GIVEN EXERCISE = Give back every line exactly as it appears, pictures excluded.
○ ○ ○
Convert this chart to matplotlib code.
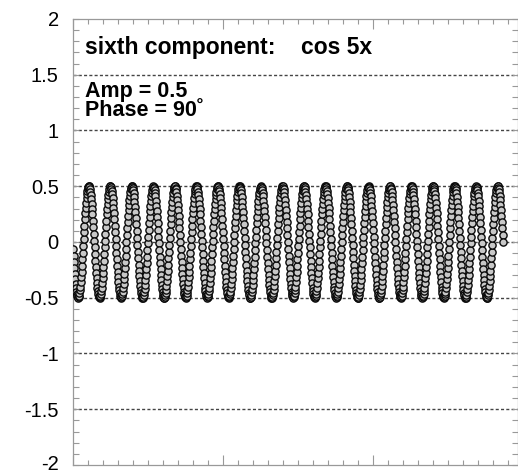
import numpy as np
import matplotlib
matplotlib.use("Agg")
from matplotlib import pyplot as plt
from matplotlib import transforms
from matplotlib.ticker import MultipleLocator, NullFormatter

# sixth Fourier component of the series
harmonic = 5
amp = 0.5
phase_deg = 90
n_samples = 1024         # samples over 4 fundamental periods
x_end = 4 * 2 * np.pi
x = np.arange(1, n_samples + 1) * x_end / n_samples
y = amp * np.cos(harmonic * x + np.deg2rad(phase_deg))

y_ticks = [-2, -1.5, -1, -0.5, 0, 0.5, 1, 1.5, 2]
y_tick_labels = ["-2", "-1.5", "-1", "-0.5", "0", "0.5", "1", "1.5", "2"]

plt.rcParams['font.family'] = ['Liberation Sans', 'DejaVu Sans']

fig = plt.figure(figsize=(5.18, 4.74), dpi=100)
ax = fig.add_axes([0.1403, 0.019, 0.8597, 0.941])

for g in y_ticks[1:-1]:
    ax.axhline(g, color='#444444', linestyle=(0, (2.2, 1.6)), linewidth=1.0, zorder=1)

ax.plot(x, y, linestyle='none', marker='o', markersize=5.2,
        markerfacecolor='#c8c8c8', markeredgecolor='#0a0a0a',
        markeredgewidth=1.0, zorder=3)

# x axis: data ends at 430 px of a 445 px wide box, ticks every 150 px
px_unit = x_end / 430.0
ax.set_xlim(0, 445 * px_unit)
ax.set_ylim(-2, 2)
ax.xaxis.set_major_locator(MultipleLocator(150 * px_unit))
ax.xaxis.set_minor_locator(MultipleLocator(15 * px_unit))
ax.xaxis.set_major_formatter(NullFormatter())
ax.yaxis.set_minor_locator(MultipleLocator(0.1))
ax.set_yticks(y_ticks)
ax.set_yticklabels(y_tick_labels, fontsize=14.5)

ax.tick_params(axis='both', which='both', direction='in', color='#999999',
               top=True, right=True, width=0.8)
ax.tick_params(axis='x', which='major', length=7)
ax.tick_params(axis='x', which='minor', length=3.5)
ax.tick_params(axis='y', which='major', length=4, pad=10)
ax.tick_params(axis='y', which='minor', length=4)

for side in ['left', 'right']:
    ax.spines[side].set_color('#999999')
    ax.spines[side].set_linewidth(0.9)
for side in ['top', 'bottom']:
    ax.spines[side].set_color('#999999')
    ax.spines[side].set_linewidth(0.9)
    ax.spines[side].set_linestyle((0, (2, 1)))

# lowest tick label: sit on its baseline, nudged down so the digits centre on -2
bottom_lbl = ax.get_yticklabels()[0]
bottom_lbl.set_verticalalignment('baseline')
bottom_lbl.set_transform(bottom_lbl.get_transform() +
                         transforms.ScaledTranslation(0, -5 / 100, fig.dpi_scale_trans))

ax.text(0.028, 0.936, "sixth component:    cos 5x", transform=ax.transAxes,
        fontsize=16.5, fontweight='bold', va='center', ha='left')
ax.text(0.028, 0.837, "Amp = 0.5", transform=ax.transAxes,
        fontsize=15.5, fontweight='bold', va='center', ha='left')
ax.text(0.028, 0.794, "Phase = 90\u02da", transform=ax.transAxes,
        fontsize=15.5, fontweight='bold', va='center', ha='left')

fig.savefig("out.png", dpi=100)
○ ○ ○
RESPONSE TO THE EXERCISE =
Convert this chart to matplotlib code.
import numpy as np
import matplotlib
matplotlib.use("Agg")
from matplotlib import pyplot as plt
from matplotlib import transforms
from matplotlib.ticker import MultipleLocator, NullFormatter

# sixth Fourier component of the series
harmonic = 5
amp = 0.5
phase_deg = 90
n_samples = 1024         # samples over 4 fundamental periods
x_end = 4 * 2 * np.pi
x = np.arange(1, n_samples + 1) * x_end / n_samples
y = amp * np.cos(harmonic * x + np.deg2rad(phase_deg))

y_ticks = [-2, -1.5, -1, -0.5, 0, 0.5, 1, 1.5, 2]
y_tick_labels = ["-2", "-1.5", "-1", "-0.5", "0", "0.5", "1", "1.5", "2"]

plt.rcParams['font.family'] = ['Liberation Sans', 'DejaVu Sans']

fig = plt.figure(figsize=(5.18, 4.74), dpi=100)
ax = fig.add_axes([0.1403, 0.019, 0.8597, 0.941])

for g in y_ticks[1:-1]:
    ax.axhline(g, color='#444444', linestyle=(0, (2.2, 1.6)), linewidth=1.0, zorder=1)

ax.plot(x, y, linestyle='none', marker='o', markersize=5.2,
        markerfacecolor='#c8c8c8', markeredgecolor='#0a0a0a',
        markeredgewidth=1.0, zorder=3)

# x axis: data ends at 430 px of a 445 px wide box, ticks every 150 px
px_unit = x_end / 430.0
ax.set_xlim(0, 445 * px_unit)
ax.set_ylim(-2, 2)
ax.xaxis.set_major_locator(MultipleLocator(150 * px_unit))
ax.xaxis.set_minor_locator(MultipleLocator(15 * px_unit))
ax.xaxis.set_major_formatter(NullFormatter())
ax.yaxis.set_minor_locator(MultipleLocator(0.1))
ax.set_yticks(y_ticks)
ax.set_yticklabels(y_tick_labels, fontsize=14.5)

ax.tick_params(axis='both', which='both', direction='in', color='#999999',
               top=True, right=True, width=0.8)
ax.tick_params(axis='x', which='major', length=7)
ax.tick_params(axis='x', which='minor', length=3.5)
ax.tick_params(axis='y', which='major', length=4, pad=10)
ax.tick_params(axis='y', which='minor', length=4)

for side in ['left', 'right']:
    ax.spines[side].set_color('#999999')
    ax.spines[side].set_linewidth(0.9)
for side in ['top', 'bottom']:
    ax.spines[side].set_color('#999999')
    ax.spines[side].set_linewidth(0.9)
    ax.spines[side].set_linestyle((0, (2, 1)))

# lowest tick label: sit on its baseline, nudged down so the digits centre on -2
bottom_lbl = ax.get_yticklabels()[0]
bottom_lbl.set_verticalalignment('baseline')
bottom_lbl.set_transform(bottom_lbl.get_transform() +
                         transforms.ScaledTranslation(0, -5 / 100, fig.dpi_scale_trans))

ax.text(0.028, 0.936, "sixth component:    cos 5x", transform=ax.transAxes,
        fontsize=16.5, fontweight='bold', va='center', ha='left')
ax.text(0.028, 0.837, "Amp = 0.5", transform=ax.transAxes,
        fontsize=15.5, fontweight='bold', va='center', ha='left')
ax.text(0.028, 0.794, "Phase = 90\u02da", transform=ax.transAxes,
        fontsize=15.5, fontweight='bold', va='center', ha='left')

fig.savefig("out.png", dpi=100)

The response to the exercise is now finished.